For just as the worker cannot be indifferent to the economic conditions of his life in existing society, so he cannot remain indifferent to the political structure of his country. Both in the struggle for his daily bread and for every kind of propaganda looking toward his social liberation he needs political rights and liberties, and he must fight for these himself in every situation where they are denied him, and must defend them with all his strength whenever the attempt is made to wrest them from him.
That is why anarchists who are in the IWW are usually also in organisations with a specifically anarchist perspective.
By the same token, many Wobblies who are not anarchists are also in other groups. This includes “socialist” and even social-democratic/capitalist political parties. As ACF’s critique of syndicalism noted, the Wobblies in America “were for the first three years of their existence (1905-1908) riven with open political rivalry between the Socialist Party of America and the Socialist Labour Party.”
Even with its bottom-up structure, it is not unfathomable that the IWW today could also find itself dominated by a Marxist “revolutionary” party. Just as the executive of PCS, the most militant and democratic of the non-syndicalist unions in Britain, is dominated by the Socialist Party.
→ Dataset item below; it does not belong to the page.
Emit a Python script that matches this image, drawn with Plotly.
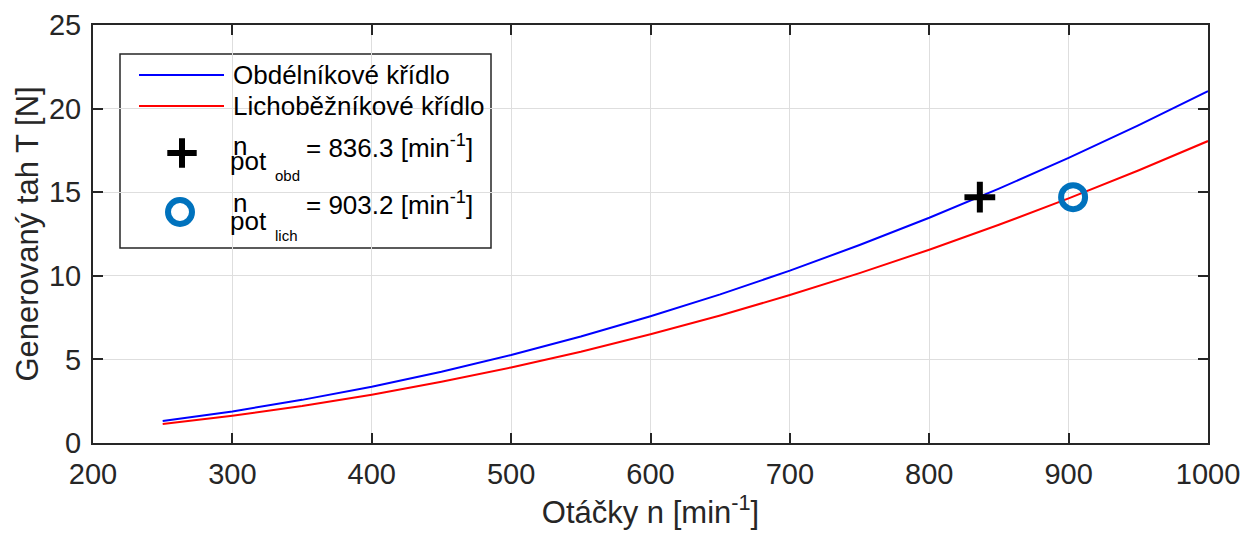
import plotly.graph_objects as go

# ---- data ----
n_rpm = [250, 300, 350, 400, 450, 500, 550, 600, 650, 700, 750, 800, 850, 900, 950, 1000]
T_obd = [1.32, 1.89, 2.58, 3.37, 4.26, 5.26, 6.37, 7.58, 8.89, 10.31, 11.84, 13.47, 15.21, 17.05, 19.00, 21.05]
T_lich = [1.13, 1.63, 2.21, 2.89, 3.66, 4.52, 5.46, 6.50, 7.63, 8.85, 10.16, 11.56, 13.05, 14.63, 16.30, 18.06]
n_pot_obd = [836.3]
T_pot_obd = [14.7]
n_pot_lich = [903.2]
T_pot_lich = [14.7]
x_ticks = [200, 300, 400, 500, 600, 700, 800, 900, 1000]
y_ticks = [0, 5, 10, 15, 20, 25]
lbl_obd = "Obdélníkové křídlo"
lbl_lich = "Lichoběžníkové křídlo"
val_obd = "836.3"
val_lich = "903.2"

# ---- layout geometry ----
W, H = 1243, 538
L, R, T, B = 93, 1208, 25, 443
FONT = "Liberation Sans, Arial, sans-serif"
TXT = "#262626"
BLUE_MARK = "#0072BD"


def fx(px):
    return (px - L) / (R - L)


def fy(py):
    return (B - py) / (B - T)


fig = go.Figure()
fig.add_trace(go.Scatter(x=n_rpm, y=T_obd, mode="lines", line=dict(color="#0000ff", width=2),
                         showlegend=False, hoverinfo="skip"))
fig.add_trace(go.Scatter(x=n_rpm, y=T_lich, mode="lines", line=dict(color="#ff0000", width=2),
                         showlegend=False, hoverinfo="skip"))
fig.add_trace(go.Scatter(x=n_pot_obd, y=T_pot_obd, mode="markers",
                         marker=dict(symbol="cross-thin", size=22, color="black",
                                     line=dict(color="black", width=6)),
                         showlegend=False, hoverinfo="skip"))
fig.add_trace(go.Scatter(x=n_pot_lich, y=T_pot_lich, mode="markers",
                         marker=dict(symbol="circle-open", size=24, color=BLUE_MARK,
                                     line=dict(color=BLUE_MARK, width=6)),
                         showlegend=False, hoverinfo="skip"))

# legend glyph markers on an overlay axis (0..1 = plot area)
fig.add_trace(go.Scatter(x=[fx(182)], y=[fy(153)], xaxis="x2", yaxis="y2", mode="markers",
                         marker=dict(symbol="cross-thin", size=21, color="black",
                                     line=dict(color="black", width=6)),
                         showlegend=False, hoverinfo="skip", cliponaxis=False))
fig.add_trace(go.Scatter(x=[fx(180)], y=[fy(212)], xaxis="x2", yaxis="y2", mode="markers",
                         marker=dict(symbol="circle-open", size=24, color=BLUE_MARK,
                                     line=dict(color=BLUE_MARK, width=6)),
                         showlegend=False, hoverinfo="skip", cliponaxis=False))

shapes = [
    # legend box (between grid and traces)
    dict(type="rect", xref="paper", yref="paper", x0=fx(120), x1=fx(491), y0=fy(248), y1=fy(54),
         line=dict(color=TXT, width=1.5), fillcolor="white", layer="between"),
    dict(type="line", xref="paper", yref="paper", x0=fx(139), x1=fx(224), y0=fy(75), y1=fy(75),
         line=dict(color="#0000ff", width=2), layer="above"),
    dict(type="line", xref="paper", yref="paper", x0=fx(139), x1=fx(224), y0=fy(106), y1=fy(106),
         line=dict(color="#ff0000", width=2), layer="above"),
]


def ann(text, px, py, size):
    return dict(text=text, x=fx(px), y=fy(py), xref="paper", yref="paper",
                xanchor="left", yanchor="middle", showarrow=False,
                font=dict(family=FONT, size=size, color="black"), borderpad=0)


annotations = [
    ann(lbl_obd, 232, 75, 26),
    ann(lbl_lich, 232, 106, 26),
    ann("n", 232, 146, 26),
    ann("pot", 229, 161, 26),
    ann("obd", 274, 175, 15),
    ann("= " + val_obd + " [min<sup>-1</sup>]", 305, 146, 26),
    ann("n", 232, 203, 26),
    ann("pot", 229, 221, 26),
    ann("lich", 274, 235, 15),
    ann("= " + val_lich + " [min<sup>-1</sup>]", 305, 204, 26),
]

axis_common = dict(
    showline=True, linecolor=TXT, linewidth=2, mirror="ticks",
    ticks="inside", ticklen=10, tickwidth=1.5, tickcolor=TXT,
    showgrid=True, gridcolor="#dedede", gridwidth=1,
    zeroline=False, tickfont=dict(family=FONT, size=29, color=TXT),
    automargin=False,
)

fig.update_layout(
    width=W, height=H,
    margin=dict(l=L, r=W - R, t=T, b=H - B, pad=0),
    paper_bgcolor="white", plot_bgcolor="white",
    showlegend=False,
    xaxis=dict(range=[200, 1000], tickvals=x_ticks, ticktext=[str(v) for v in x_ticks],
               title=dict(text="Otáčky n [min<sup>-1</sup>]", font=dict(family=FONT, size=31, color=TXT),
                          standoff=7),
               ticklabelstandoff=4, **axis_common),
    yaxis=dict(range=[0, 25], tickvals=y_ticks, ticktext=[str(v) for v in y_ticks],
               title=dict(text="Generovaný tah T [N]", font=dict(family=FONT, size=31, color=TXT),
                          standoff=1),
               ticklabelstandoff=4, **axis_common),
    xaxis2=dict(range=[0, 1], overlaying="x", visible=False, fixedrange=True),
    yaxis2=dict(range=[0, 1], overlaying="y", visible=False, fixedrange=True),
    shapes=shapes,
    annotations=annotations,
)

fig.write_html("out.html", config={"displayModeBar": False},
               post_script="document.body.style.margin='0';document.body.style.padding='0';")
The key point is that you cannot have an anarcho-syndicalist movement without anarcho-syndicalist organisation. Groups such as the IWW should not be shunned, but we need to realise their limitations in relation to revolutionary goals.
Ultimately, improvements in the present and revolution in the future both require the organisation of the working class in industry and in local communities. Genuinely radical change requires a decentralised movement, built from the bottom up for our self-defence as a class. That is why syndicalism should be anarchist, and anarchism should be syndicalist.